Goal
List all the lines in these records that hold "this".

--- START Provided entries ---

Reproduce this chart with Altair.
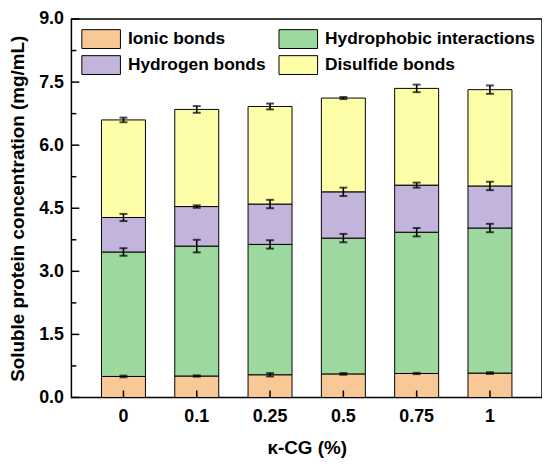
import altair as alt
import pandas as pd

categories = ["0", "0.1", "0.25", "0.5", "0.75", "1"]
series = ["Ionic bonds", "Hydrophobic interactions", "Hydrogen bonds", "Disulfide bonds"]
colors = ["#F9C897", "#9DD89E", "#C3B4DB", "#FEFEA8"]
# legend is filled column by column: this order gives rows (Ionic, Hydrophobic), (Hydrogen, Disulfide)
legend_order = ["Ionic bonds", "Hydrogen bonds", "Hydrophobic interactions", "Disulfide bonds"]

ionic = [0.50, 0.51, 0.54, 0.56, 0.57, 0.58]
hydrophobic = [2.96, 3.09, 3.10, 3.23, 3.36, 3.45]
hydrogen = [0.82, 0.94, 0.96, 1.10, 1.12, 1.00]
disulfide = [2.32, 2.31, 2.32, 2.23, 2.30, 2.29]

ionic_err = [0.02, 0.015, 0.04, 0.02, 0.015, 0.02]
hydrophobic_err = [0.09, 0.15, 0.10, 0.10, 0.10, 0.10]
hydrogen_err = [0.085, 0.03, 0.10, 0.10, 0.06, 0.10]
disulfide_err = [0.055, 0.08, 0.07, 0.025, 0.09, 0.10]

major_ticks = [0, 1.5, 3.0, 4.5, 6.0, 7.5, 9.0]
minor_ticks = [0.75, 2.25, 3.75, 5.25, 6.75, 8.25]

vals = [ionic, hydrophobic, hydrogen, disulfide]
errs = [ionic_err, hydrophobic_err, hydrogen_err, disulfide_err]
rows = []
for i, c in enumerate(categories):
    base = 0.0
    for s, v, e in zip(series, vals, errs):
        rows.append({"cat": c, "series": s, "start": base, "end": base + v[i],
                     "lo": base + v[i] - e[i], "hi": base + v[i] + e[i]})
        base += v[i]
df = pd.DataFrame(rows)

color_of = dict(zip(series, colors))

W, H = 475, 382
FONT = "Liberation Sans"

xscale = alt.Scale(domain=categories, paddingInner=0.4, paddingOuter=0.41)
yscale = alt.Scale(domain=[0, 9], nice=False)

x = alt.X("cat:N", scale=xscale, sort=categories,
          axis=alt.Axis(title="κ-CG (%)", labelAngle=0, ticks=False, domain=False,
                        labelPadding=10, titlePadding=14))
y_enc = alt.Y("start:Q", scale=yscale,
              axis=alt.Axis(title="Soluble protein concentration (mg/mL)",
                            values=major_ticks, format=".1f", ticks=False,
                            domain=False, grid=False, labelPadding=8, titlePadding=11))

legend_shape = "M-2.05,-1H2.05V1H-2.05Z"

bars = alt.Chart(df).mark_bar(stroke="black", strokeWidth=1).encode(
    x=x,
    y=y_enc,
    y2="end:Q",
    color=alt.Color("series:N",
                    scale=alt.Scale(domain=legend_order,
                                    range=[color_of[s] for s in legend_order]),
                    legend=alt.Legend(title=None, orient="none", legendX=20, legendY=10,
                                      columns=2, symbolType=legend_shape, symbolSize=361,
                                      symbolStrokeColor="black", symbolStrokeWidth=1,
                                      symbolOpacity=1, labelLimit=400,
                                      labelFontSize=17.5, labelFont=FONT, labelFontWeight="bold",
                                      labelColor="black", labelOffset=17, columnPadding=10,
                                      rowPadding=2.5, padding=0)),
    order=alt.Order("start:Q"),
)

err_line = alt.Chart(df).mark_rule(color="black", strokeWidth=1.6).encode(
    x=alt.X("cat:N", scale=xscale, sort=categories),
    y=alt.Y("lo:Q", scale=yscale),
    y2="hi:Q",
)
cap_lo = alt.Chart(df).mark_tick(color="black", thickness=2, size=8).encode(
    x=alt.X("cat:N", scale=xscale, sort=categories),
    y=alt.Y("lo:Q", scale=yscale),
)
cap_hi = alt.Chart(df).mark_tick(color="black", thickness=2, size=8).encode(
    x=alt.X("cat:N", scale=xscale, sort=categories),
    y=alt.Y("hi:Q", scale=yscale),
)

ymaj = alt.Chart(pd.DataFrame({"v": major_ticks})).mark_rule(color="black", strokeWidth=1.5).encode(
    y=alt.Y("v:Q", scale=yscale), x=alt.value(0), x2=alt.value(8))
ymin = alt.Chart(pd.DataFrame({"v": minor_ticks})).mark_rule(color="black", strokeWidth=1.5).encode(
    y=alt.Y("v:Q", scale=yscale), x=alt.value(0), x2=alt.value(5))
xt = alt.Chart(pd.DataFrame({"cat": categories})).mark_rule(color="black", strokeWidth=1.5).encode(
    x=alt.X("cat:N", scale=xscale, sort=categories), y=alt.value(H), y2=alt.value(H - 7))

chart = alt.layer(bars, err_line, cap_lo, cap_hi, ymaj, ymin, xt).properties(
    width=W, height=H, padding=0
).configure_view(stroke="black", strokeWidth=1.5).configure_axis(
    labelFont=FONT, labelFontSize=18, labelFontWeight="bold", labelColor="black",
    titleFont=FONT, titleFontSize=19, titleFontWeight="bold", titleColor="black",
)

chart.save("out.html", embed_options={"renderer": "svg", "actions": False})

--- END Provided entries ---
--- START Provided entries ---

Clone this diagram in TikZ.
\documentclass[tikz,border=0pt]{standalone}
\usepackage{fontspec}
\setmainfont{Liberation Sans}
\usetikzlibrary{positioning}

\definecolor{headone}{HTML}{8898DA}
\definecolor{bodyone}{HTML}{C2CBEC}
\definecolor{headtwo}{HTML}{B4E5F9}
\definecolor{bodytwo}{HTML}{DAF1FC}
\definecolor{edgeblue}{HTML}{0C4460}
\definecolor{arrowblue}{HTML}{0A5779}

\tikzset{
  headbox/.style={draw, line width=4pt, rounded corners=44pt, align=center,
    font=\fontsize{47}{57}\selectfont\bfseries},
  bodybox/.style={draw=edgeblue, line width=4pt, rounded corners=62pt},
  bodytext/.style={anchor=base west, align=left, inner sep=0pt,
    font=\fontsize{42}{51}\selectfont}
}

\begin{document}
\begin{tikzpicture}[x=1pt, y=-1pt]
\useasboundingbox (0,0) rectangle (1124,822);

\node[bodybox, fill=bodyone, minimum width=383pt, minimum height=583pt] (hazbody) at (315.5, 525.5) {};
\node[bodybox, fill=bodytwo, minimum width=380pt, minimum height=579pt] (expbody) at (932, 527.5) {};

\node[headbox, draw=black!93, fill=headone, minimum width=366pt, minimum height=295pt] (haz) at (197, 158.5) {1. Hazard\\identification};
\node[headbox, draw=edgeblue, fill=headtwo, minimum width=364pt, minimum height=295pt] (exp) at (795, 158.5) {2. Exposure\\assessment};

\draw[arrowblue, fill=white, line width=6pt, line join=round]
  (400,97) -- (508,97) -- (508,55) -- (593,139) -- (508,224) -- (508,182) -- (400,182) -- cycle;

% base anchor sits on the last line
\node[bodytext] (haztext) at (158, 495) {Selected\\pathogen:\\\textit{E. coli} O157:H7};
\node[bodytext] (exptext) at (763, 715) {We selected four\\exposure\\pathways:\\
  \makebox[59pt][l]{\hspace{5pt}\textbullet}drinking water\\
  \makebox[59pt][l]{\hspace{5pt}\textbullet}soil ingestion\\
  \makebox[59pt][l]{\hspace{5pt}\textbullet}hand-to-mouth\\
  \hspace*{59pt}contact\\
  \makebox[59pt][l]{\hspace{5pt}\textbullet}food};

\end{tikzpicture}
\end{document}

--- END Provided entries ---
--- START Provided entries ---

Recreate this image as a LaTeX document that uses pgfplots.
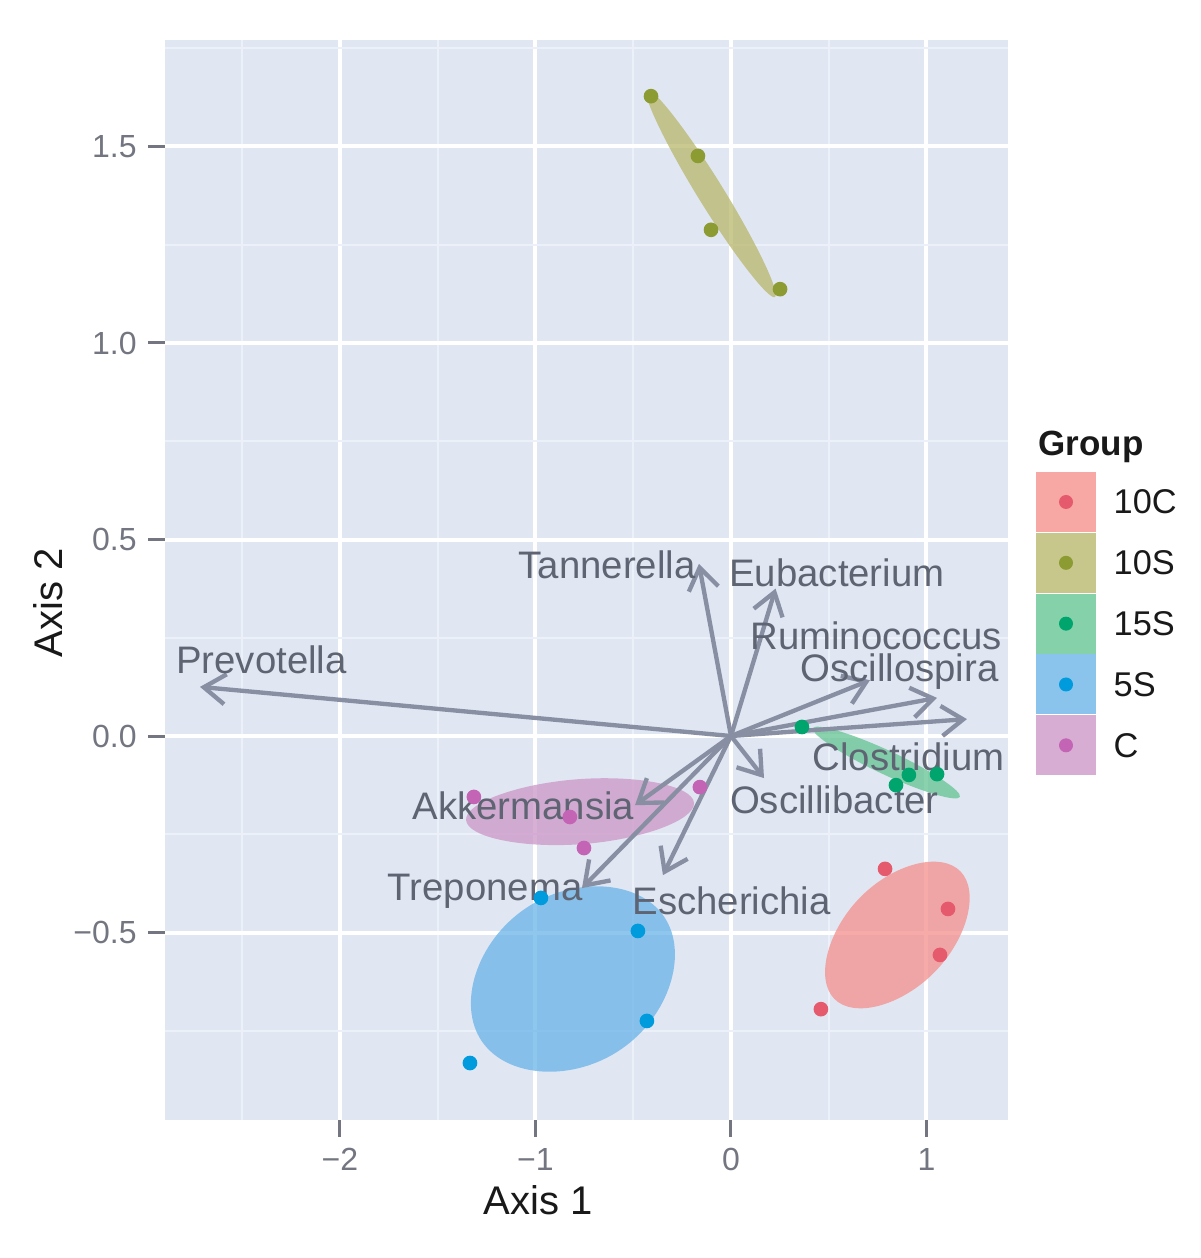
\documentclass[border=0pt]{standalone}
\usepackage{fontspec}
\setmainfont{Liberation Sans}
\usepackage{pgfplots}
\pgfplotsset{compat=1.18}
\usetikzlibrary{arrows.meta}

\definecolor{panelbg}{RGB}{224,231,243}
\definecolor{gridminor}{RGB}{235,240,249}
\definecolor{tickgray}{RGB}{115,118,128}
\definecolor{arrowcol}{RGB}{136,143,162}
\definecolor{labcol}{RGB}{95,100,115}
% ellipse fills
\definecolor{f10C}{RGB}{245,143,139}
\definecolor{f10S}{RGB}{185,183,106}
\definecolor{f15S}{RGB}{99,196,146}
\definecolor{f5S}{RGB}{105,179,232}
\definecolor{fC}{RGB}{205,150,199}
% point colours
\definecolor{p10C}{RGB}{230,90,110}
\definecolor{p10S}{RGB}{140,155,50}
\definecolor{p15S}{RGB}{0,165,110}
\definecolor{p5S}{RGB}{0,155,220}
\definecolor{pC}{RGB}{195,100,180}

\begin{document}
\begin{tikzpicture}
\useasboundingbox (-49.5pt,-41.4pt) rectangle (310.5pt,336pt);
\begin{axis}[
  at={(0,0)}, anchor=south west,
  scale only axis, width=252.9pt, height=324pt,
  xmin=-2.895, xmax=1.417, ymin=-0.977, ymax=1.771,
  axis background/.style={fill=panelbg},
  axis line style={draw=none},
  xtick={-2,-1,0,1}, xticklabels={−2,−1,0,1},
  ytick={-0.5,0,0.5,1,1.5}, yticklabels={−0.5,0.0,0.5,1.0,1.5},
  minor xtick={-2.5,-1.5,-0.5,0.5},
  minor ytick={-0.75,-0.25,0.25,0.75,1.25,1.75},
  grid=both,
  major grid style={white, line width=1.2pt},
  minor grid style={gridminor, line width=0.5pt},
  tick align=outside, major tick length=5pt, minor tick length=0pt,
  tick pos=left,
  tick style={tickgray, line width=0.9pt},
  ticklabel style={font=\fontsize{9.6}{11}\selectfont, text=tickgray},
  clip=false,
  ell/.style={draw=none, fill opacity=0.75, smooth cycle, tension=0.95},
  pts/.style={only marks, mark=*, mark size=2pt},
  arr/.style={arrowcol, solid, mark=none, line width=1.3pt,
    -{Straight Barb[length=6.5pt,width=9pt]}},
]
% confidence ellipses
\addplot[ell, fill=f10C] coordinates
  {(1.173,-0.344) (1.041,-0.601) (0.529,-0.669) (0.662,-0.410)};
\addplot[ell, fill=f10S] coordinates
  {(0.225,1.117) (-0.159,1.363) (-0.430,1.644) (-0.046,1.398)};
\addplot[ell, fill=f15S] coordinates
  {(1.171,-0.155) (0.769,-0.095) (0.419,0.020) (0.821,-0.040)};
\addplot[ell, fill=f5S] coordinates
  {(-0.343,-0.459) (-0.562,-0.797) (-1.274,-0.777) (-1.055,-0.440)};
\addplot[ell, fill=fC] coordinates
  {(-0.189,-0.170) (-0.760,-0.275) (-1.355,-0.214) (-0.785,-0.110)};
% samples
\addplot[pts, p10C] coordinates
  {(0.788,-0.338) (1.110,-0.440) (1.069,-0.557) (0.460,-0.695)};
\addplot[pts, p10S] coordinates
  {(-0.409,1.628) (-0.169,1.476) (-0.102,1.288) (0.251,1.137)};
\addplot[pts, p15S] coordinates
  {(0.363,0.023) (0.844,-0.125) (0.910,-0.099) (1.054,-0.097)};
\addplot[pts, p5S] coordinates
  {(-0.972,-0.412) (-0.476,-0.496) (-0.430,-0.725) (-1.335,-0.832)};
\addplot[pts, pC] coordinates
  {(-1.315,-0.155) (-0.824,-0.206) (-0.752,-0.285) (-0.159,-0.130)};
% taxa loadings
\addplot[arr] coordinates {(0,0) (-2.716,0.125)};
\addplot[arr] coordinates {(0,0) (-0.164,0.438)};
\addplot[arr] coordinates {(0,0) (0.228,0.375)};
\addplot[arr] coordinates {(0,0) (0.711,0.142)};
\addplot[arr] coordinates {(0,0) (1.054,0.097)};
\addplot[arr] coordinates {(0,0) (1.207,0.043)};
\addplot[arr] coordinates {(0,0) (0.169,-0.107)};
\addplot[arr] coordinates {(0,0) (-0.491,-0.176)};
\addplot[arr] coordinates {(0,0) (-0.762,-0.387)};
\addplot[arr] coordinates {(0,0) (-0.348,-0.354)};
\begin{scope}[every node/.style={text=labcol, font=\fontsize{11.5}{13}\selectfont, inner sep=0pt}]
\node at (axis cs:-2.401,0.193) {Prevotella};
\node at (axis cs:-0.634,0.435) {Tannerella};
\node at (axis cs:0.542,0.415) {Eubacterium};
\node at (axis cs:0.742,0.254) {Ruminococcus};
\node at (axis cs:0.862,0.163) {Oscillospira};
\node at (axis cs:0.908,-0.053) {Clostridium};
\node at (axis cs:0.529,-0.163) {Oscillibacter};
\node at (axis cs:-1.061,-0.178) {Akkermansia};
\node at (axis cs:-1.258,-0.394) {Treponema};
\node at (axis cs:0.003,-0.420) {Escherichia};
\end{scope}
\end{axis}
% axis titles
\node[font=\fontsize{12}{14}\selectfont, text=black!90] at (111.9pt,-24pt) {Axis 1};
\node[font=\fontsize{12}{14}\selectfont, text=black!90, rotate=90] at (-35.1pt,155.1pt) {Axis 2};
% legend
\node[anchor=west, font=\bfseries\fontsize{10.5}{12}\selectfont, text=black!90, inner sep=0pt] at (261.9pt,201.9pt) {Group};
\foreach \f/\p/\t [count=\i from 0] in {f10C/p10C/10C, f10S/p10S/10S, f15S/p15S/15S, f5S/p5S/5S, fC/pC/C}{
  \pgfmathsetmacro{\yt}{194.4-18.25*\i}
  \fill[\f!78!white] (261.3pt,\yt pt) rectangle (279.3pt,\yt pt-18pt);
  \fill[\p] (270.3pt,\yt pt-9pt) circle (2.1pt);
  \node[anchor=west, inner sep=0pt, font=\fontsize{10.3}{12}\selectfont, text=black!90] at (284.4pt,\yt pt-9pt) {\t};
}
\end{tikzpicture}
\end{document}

--- END Provided entries ---

Final result
Reproduce this chart with Altair.
# legend is filled column by column: this order gives rows (Ionic, Hydrophobic), (Hydrogen, Disulfide)
Clone this diagram in TikZ.
Recreate this image as a LaTeX document that uses pgfplots.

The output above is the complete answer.